An automated license plate reading camera was installed at Gurnee Mills in September to help combat crime and increase security at the mall, police announced.
The automated license plate reader (ALPR) system was installed on September 13 and is a result of a continued partnership between the Gurnee Police Department and Gurnee Mills to enhance security measures.
Since its installation, Gurnee police made seven arrests and recovered four stolen vehicles with the help of the ALPR system, the department said in a statement.
The cameras, built by public safety technology company Flock Safety, send real-time alerts to police when they detect a stolen car or wanted suspect listed in the state or national crime database.

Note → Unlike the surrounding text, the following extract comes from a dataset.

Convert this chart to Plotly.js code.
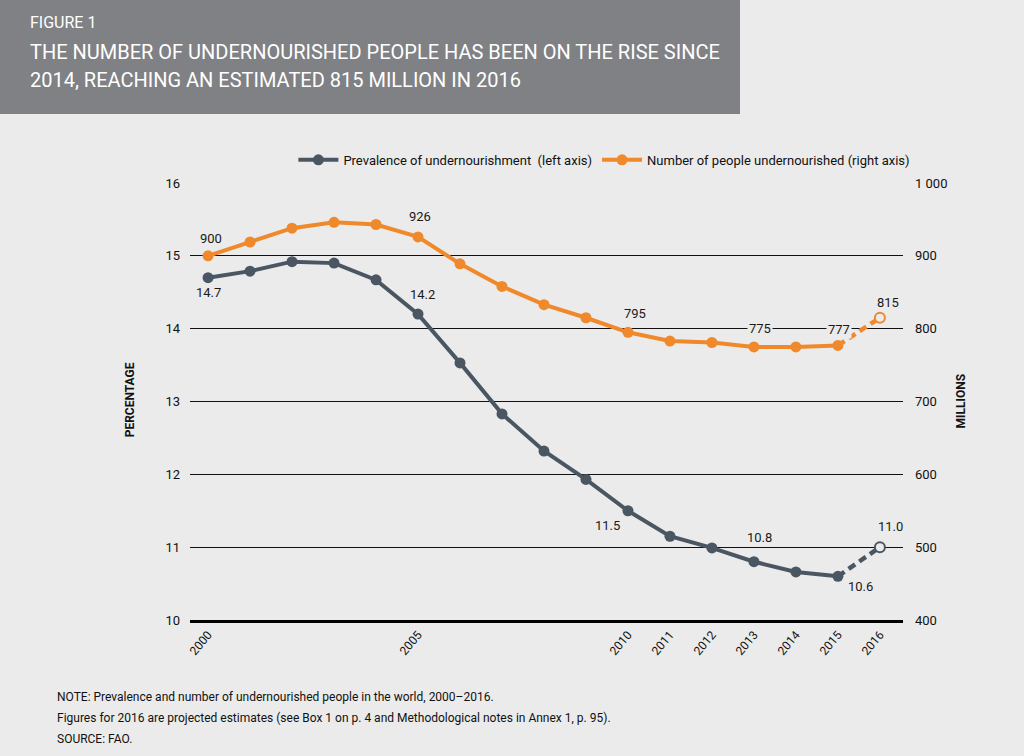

The system also notifies police if it detects a vehicle associated with a missing person in an AMBER or Silver Alert, the department said.
Information stored in the ALPR system is deleted by Flock Safety after 30 days, according to the company’s ALPR policy.

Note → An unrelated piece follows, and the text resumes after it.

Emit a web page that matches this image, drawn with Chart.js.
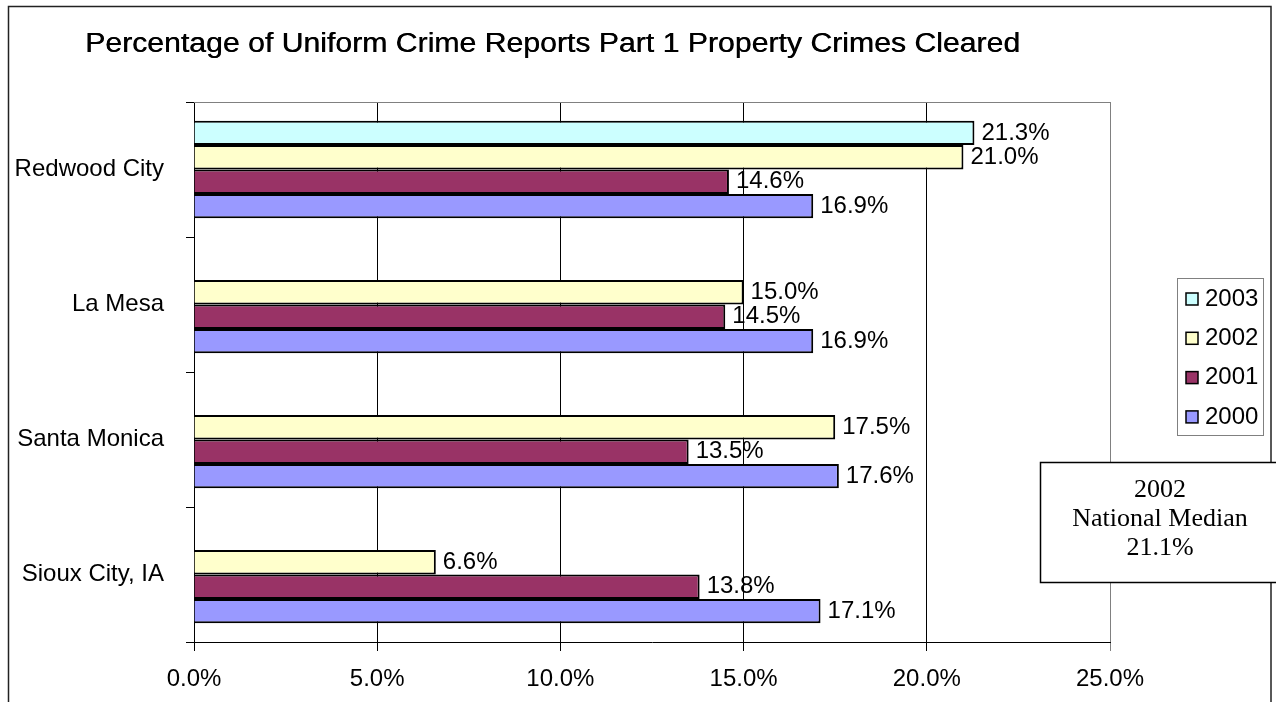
<!DOCTYPE html>
<html>
<head>
<meta charset="utf-8">
<script src="https://cdn.jsdelivr.net/npm/chart.js@4/dist/chart.umd.min.js"></script>
<style>
  body { margin: 0; background: #fff; }
  #wrap { width: 1276px; height: 702px; position: relative; }
</style>
</head>
<body>
<div id="wrap"><canvas id="crimeChart" width="1276" height="702"></canvas></div>
<script>
const cities = ['Redwood City', 'La Mesa', 'Santa Monica', 'Sioux City, IA'];
const years = ['2003', '2002', '2001', '2000'];
const cleared2003 = [21.3, null, null, null];
const cleared2002 = [21.0, 15.0, 17.5, 6.6];
const cleared2001 = [14.6, 14.5, 13.5, 13.8];
const cleared2000 = [16.9, 16.9, 17.6, 17.1];
const xTicks = [0, 5, 10, 15, 20, 25];
const chartTitle = 'Percentage of Uniform Crime Reports Part 1 Property Crimes Cleared';
const medianNote = ['2002', 'National Median', '21.1%'];

const colors = ['#CCFFFF', '#FFFFCC', '#993366', '#9999FF'];
const seriesValues = [cleared2003, cleared2002, cleared2001, cleared2000];
const sans = '"Liberation Sans", Arial, sans-serif';

// title, outer frame, plot frame, bar labels, legend and median box
const decorations = {
    id: 'decorations',
    beforeDraw(chart) {
        const ctx = chart.ctx;
        ctx.save();
        ctx.fillStyle = '#fff';
        ctx.fillRect(0, 0, chart.width, chart.height);
        ctx.strokeStyle = '#222';
        ctx.lineWidth = 1.5;
        ctx.strokeRect(8.5, 6.5, 1262.5, 720);
        ctx.restore();
    },
    afterDatasetsDraw(chart) {
        const ctx = chart.ctx;
        const area = chart.chartArea;
        ctx.save();
        // grey top edge of plot area
        ctx.strokeStyle = '#808080';
        ctx.lineWidth = 1;
        ctx.beginPath();
        ctx.moveTo(area.left, Math.round(area.top) + 0.5);
        ctx.lineTo(area.right, Math.round(area.top) + 0.5);
        ctx.stroke();

        // value labels
        ctx.fillStyle = '#000';
        ctx.font = '24px ' + sans;
        ctx.textAlign = 'left';
        ctx.textBaseline = 'middle';
        chart.data.datasets.forEach((ds, i) => {
            const meta = chart.getDatasetMeta(i);
            meta.data.forEach((bar, j) => {
                const v = ds.data[j];
                if (v === null) return;
                ctx.fillText(v.toFixed(1) + '%', bar.x + 7, bar.y);
            });
        });

        // title (fitted to the width it has in the original)
        ctx.font = '27px ' + sans;
        const w = ctx.measureText(chartTitle).width;
        ctx.save();
        ctx.translate(85, 45);
        ctx.scale(935 / w, 1);
        ctx.fillText(chartTitle, 0, 0);
        ctx.fillText(chartTitle, 0.4, 0);
        ctx.restore();

        // legend
        ctx.fillStyle = '#fff';
        ctx.fillRect(1177, 278, 86, 157);
        ctx.strokeStyle = '#808080';
        ctx.lineWidth = 1;
        ctx.strokeRect(1177.5, 278.5, 86, 157);
        ctx.font = '24px ' + sans;
        chart.data.datasets.forEach((ds, i) => {
            const cy = 299 + i * 39.3;
            ctx.fillStyle = ds.backgroundColor;
            ctx.fillRect(1186, cy - 6, 12, 12);
            ctx.strokeStyle = '#000';
            ctx.lineWidth = 1.5;
            ctx.strokeRect(1186, cy - 6, 12, 12);
            ctx.fillStyle = '#000';
            ctx.fillText(ds.label, 1205, cy);
        });

        // national median note
        ctx.fillStyle = '#fff';
        ctx.fillRect(1040, 462, 250, 120);
        ctx.strokeStyle = '#000';
        ctx.lineWidth = 1.5;
        ctx.strokeRect(1040.5, 462.5, 250, 120);
        ctx.fillStyle = '#000';
        ctx.font = '26px "Liberation Serif", "Times New Roman", serif';
        ctx.textAlign = 'center';
        medianNote.forEach((line, k) => ctx.fillText(line, 1160, 490 + k * 29));
        ctx.restore();
    }
};

const ctx = document.getElementById('crimeChart').getContext('2d');
const crimeChart = new Chart(ctx, {
    type: 'bar',
    data: {
        labels: cities,
        datasets: years.map((y, i) => ({
            label: y,
            data: seriesValues[i],
            backgroundColor: colors[i],
            borderColor: '#000',
            borderWidth: 2,
            barPercentage: 1,
            categoryPercentage: 0.723
        }))
    },
    options: {
        indexAxis: 'y',
        responsive: false,
        animation: false,
        devicePixelRatio: 1,
        layout: { padding: { top: 102, right: 166, bottom: 0, left: 0 } },
        plugins: {
            legend: { display: false },
            tooltip: { enabled: false }
        },
        scales: {
            x: {
                min: 0,
                max: 25,
                afterBuildTicks: (scale) => { scale.ticks = xTicks.map(v => ({ value: v })); },
                afterFit: (scale) => { scale.height = 60; },
                ticks: {
                    color: '#000',
                    font: { family: sans, size: 24 },
                    padding: 14,
                    callback: (v) => Number(v).toFixed(1) + '%'
                },
                grid: {
                    color: (c) => c.tick && c.tick.value === 25 ? '#808080' : '#000',
                    tickColor: (c) => c.tick && c.tick.value === 25 ? '#808080' : '#000',
                    tickLength: 9
                },
                border: { color: '#000', width: 1 }
            },
            y: {
                afterFit: (scale) => { scale.width = 194; },
                ticks: {
                    color: '#000',
                    font: { family: sans, size: 24 },
                    padding: 22
                },
                grid: {
                    offset: true,
                    drawOnChartArea: false,
                    tickLength: 8,
                    color: '#000'
                },
                border: { color: '#000', width: 1 }
            }
        }
    },
    plugins: [decorations]
});
</script>
</body>
</html>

“Any law enforcement searches within the ALPR system require justification and are only used to solve and reduce property and violent crime. The cameras are not intended for minor traffic or parking violations, and it does not have facial recognition capabilities,” Gurnee police said.
Gurnee business owners or residents that are interested in obtaining Flock Safety cameras are encouraged to contact the crime prevention office at the Gurnee Police Department.

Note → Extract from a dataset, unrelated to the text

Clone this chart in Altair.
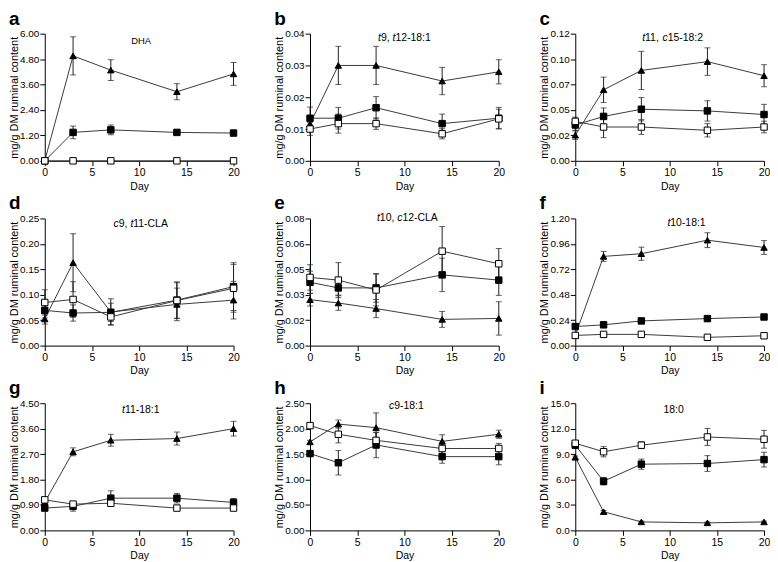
import altair as alt
import pandas as pd

FONT = "Liberation Sans"

DAYS = [0, 3, 7, 14, 20]
X_TICKS = [0, 5, 10, 15, 20]
SERIES = ["triangle", "filled square", "open square"]
LETTERS = ["a", "b", "c", "d", "e", "f", "g", "h", "i"]

# panel titles as (text, italic) segments
TITLES = [
    [("DHA", False)],
    [("t", True), ("9, ", False), ("t", True), ("12-18:1", False)],
    [("t", True), ("11, ", False), ("c", True), ("15-18:2", False)],
    [("c", True), ("9, ", False), ("t", True), ("11-CLA", False)],
    [("t", True), ("10, ", False), ("c", True), ("12-CLA", False)],
    [("t", True), ("10-18:1", False)],
    [("t", True), ("11-18:1", False)],
    [("c", True), ("9-18:1", False)],
    [("18:0", False)],
]

# y-axis ticks per panel
Y_TICKS = [
    [0, 1.2, 2.4, 3.6, 4.8, 6.0],
    [0, 0.01, 0.02, 0.03, 0.04],
    [0, 0.024, 0.048, 0.072, 0.096, 0.12],
    [0, 0.05, 0.10, 0.15, 0.20, 0.25],
    [0, 0.016, 0.032, 0.048, 0.064, 0.08],
    [0, 0.24, 0.48, 0.72, 0.96, 1.2],
    [0, 0.9, 1.8, 2.7, 3.6, 4.5],
    [0, 0.5, 1.0, 1.5, 2.0, 2.5],
    [0, 3.0, 6.0, 9.0, 12.0, 15.0],
]
Y_FMT = [".2f", ".2f", ".2f", ".2f", ".2f", ".2f", ".2f", ".2f", ".1f"]

# means per panel: [triangle, filled square, open square]
MEAN_A = [[0, 4.95, 4.28, 3.26, 4.10], [0, 1.34, 1.46, 1.34, 1.31], [0, 0, 0, 0, 0]]
SEM_A = [[0, 0.90, 0.49, 0.38, 0.54], [0, 0.30, 0.23, 0.05, 0.07], [0, 0, 0, 0, 0]]

MEAN_B = [[0.0116, 0.030, 0.030, 0.0251, 0.028], [0.0134, 0.0134, 0.0167, 0.0117, 0.0134],
          [0.0100, 0.0117, 0.0117, 0.0085, 0.0132]]
SEM_B = [[0.002, 0.006, 0.006, 0.0043, 0.0038], [0.0035, 0.0034, 0.0035, 0.003, 0.0034],
         [0.002, 0.003, 0.0018, 0.0016, 0.003]]

MEAN_C = [[0.0242, 0.067, 0.0853, 0.0936, 0.0803], [0.0338, 0.0419, 0.0487, 0.0471, 0.0437],
          [0.0372, 0.0319, 0.0319, 0.0288, 0.0319]]
SEM_C = [[0.004, 0.012, 0.018, 0.013, 0.0104], [0.005, 0.008, 0.011, 0.0096, 0.0096],
         [0.004, 0.010, 0.007, 0.0063, 0.0055]]

MEAN_D = [[0.0524, 0.163, 0.066, 0.081, 0.0894], [0.0693, 0.0641, 0.0654, 0.0894, 0.116],
          [0.0848, 0.0907, 0.0564, 0.0887, 0.1127]]
SEM_D = [[0.01, 0.057, 0.026, 0.032, 0.037], [0.015, 0.016, 0.018, 0.036, 0.047],
         [0.025, 0.035, 0.015, 0.035, 0.047]]

MEAN_E = [[0.0289, 0.0268, 0.0233, 0.0165, 0.0171], [0.0398, 0.0363, 0.0363, 0.0445, 0.0412],
          [0.0429, 0.0412, 0.035, 0.0594, 0.0515]]
SEM_E = [[0.004, 0.0046, 0.0057, 0.005, 0.0105], [0.007, 0.0045, 0.009, 0.0105, 0.0096],
         [0.008, 0.011, 0.01, 0.0155, 0.0096]]

MEAN_F = [[0.096, 0.842, 0.867, 0.995, 0.926], [0.18, 0.196, 0.233, 0.255, 0.27],
          [0.096, 0.106, 0.106, 0.078, 0.093]]
SEM_F = [[0.01, 0.047, 0.062, 0.07, 0.065], [0.012, 0.012, 0.012, 0.012, 0.012],
         [0.005, 0.005, 0.005, 0.005, 0.005]]

MEAN_G = [[1.0, 2.78, 3.19, 3.25, 3.60], [0.79, 0.85, 1.14, 1.14, 0.99],
          [1.08, 0.93, 0.96, 0.79, 0.79]]
SEM_G = [[0.05, 0.14, 0.21, 0.23, 0.26], [0.05, 0.17, 0.26, 0.17, 0.14],
         [0.05, 0.05, 0.06, 0.04, 0.04]]

MEAN_H = [[1.74, 2.09, 2.02, 1.75, 1.89], [1.51, 1.33, 1.68, 1.45, 1.45],
          [2.06, 1.89, 1.77, 1.61, 1.61]]
SEM_H = [[0.03, 0.08, 0.29, 0.13, 0.08], [0.03, 0.24, 0.25, 0.13, 0.16],
         [0.03, 0.17, 0.15, 0.10, 0.10]]

MEAN_I = [[8.62, 2.2, 1.0, 0.89, 1.0], [10.05, 5.80, 7.81, 7.89, 8.35],
          [10.28, 9.28, 10.05, 11.02, 10.75]]
SEM_I = [[0.15, 0.15, 0.1, 0.1, 0.1], [0.3, 0.45, 0.6, 0.93, 0.87],
         [0.3, 0.6, 0.4, 1.0, 1.05]]

MEANS = [MEAN_A, MEAN_B, MEAN_C, MEAN_D, MEAN_E, MEAN_F, MEAN_G, MEAN_H, MEAN_I]
SEMS = [SEM_A, SEM_B, SEM_C, SEM_D, SEM_E, SEM_F, SEM_G, SEM_H, SEM_I]

# layout / style
W, H = 190, 128
TITLE_SIZE = [9.5, 10.5, 10.5, 10.5, 10.5, 10.5, 10.5, 10.5, 10.5]
TITLE_DX = [2, 0, 3, 2, 3, 17, 2, 2, 4]
TITLE_Y = [7, 4, 4, 6, 0, 5, 7, 3, 7]

CHAR_W = {"t": 0.278, "c": 0.5, ",": 0.278, " ": 0.278, "-": 0.333, ":": 0.278,
          "C": 0.722, "L": 0.556, "A": 0.667, "D": 0.722, "H": 0.722}


def text_width(s, size):
    return sum(CHAR_W.get(ch, 0.556) for ch in s) * size


def panel(k):
    rows = []
    for s_idx, s in enumerate(SERIES):
        for d, m, e in zip(DAYS, MEANS[k][s_idx], SEMS[k][s_idx]):
            rows.append({"day": d, "series": s, "mean": m, "lo": m - e, "hi": m + e})
    df = pd.DataFrame(rows)
    ymax = Y_TICKS[k][-1]

    x = alt.X("day:Q", scale=alt.Scale(domain=[0, 20], nice=False),
              axis=alt.Axis(values=X_TICKS, tickCount=len(X_TICKS), title="Day",
                            format="d", labelOverlap=False))
    y = alt.Y("mean:Q", scale=alt.Scale(domain=[0, ymax], nice=False, zero=True),
              axis=alt.Axis(values=Y_TICKS[k], tickCount=len(Y_TICKS[k]), format=Y_FMT[k],
                            labelOverlap=False, title="mg/g DM ruminal content"))

    base = alt.Chart(df)
    lines = base.mark_line(color="#3a3a3a", strokeWidth=1).encode(
        x=x, y=y, detail="series:N")
    rules = base.mark_rule(color="#222222", strokeWidth=1).encode(
        x="day:Q", y="lo:Q", y2="hi:Q")
    cap_lo = base.mark_tick(orient="horizontal", size=6, thickness=1, color="#222222").encode(
        x="day:Q", y="lo:Q")
    cap_hi = base.mark_tick(orient="horizontal", size=6, thickness=1, color="#222222").encode(
        x="day:Q", y="hi:Q")
    points = base.mark_point(filled=True, stroke="black", strokeWidth=1, size=42,
                             opacity=1, fillOpacity=1).encode(
        x="day:Q", y="mean:Q",
        shape=alt.Shape("series:N", scale=alt.Scale(domain=SERIES,
                        range=["triangle-up", "square", "square"]), legend=None),
        fill=alt.Fill("series:N", scale=alt.Scale(domain=SERIES,
                      range=["black", "black", "white"]), legend=None),
    )

    layers = [lines, rules, cap_lo, cap_hi, points]

    # in-plot title made of segments
    size = TITLE_SIZE[k]
    total = sum(text_width(t, size) for t, _ in TITLES[k])
    xpos = W / 2 - total / 2 + TITLE_DX[k]
    for t, ital in TITLES[k]:
        layers.append(
            alt.Chart(pd.DataFrame({"t": [t]})).mark_text(
                align="left", baseline="middle", font=FONT, fontSize=size,
                fontStyle="italic" if ital else "normal", color="black"
            ).encode(x=alt.value(xpos), y=alt.value(TITLE_Y[k]), text="t:N")
        )
        xpos += text_width(t, size)

    # panel letter
    layers.append(
        alt.Chart(pd.DataFrame({"t": [LETTERS[k]]})).mark_text(
            align="left", baseline="alphabetic", font=FONT, fontSize=19,
            fontWeight="bold", color="black"
        ).encode(x=alt.value(-36), y=alt.value(-9), text="t:N")
    )

    return alt.layer(*layers).properties(width=W, height=H)


chart = alt.concat(*[panel(k) for k in range(9)], columns=3,
                   spacing={"row": 58, "column": 77}, bounds="flush").properties(
    padding={"left": 0, "top": 0, "right": 0, "bottom": 0}
).configure_view(stroke=None).configure_axis(
    grid=False, domainColor="black", tickColor="black", labelColor="black",
    titleColor="black", labelFont=FONT, titleFont=FONT, titleFontWeight="normal",
    domainWidth=1, tickWidth=1, tickSize=5, labelFontSize=10.5, titleFontSize=11,
    labelPadding=1, labelFlush=False, labelOverlap=False
).configure_axisY(titlePadding=0, labelFontSize=10).configure_axisX(
    titlePadding=3, titleFontSize=10.5, labelPadding=2)

chart.save("out.html", embed_options={"renderer": "svg", "actions": False})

“We share an invaluable partnership with Gurnee Mills, and we are grateful for their support as we work together to minimize crime. Using Flock Safety is a crime prevention measure to help stop crimes in progress, provide leads to further our investigations, and discourage future crimes. Gurnee has always been a safe community, and Flock Safety is helping to keep it that way,” Gurnee Police Chief Brian Smith said.
“The amount of success we’ve seen in the past two months is encouraging, and we hope more businesses and neighborhood HOAs will consider installing the system,” Smith added.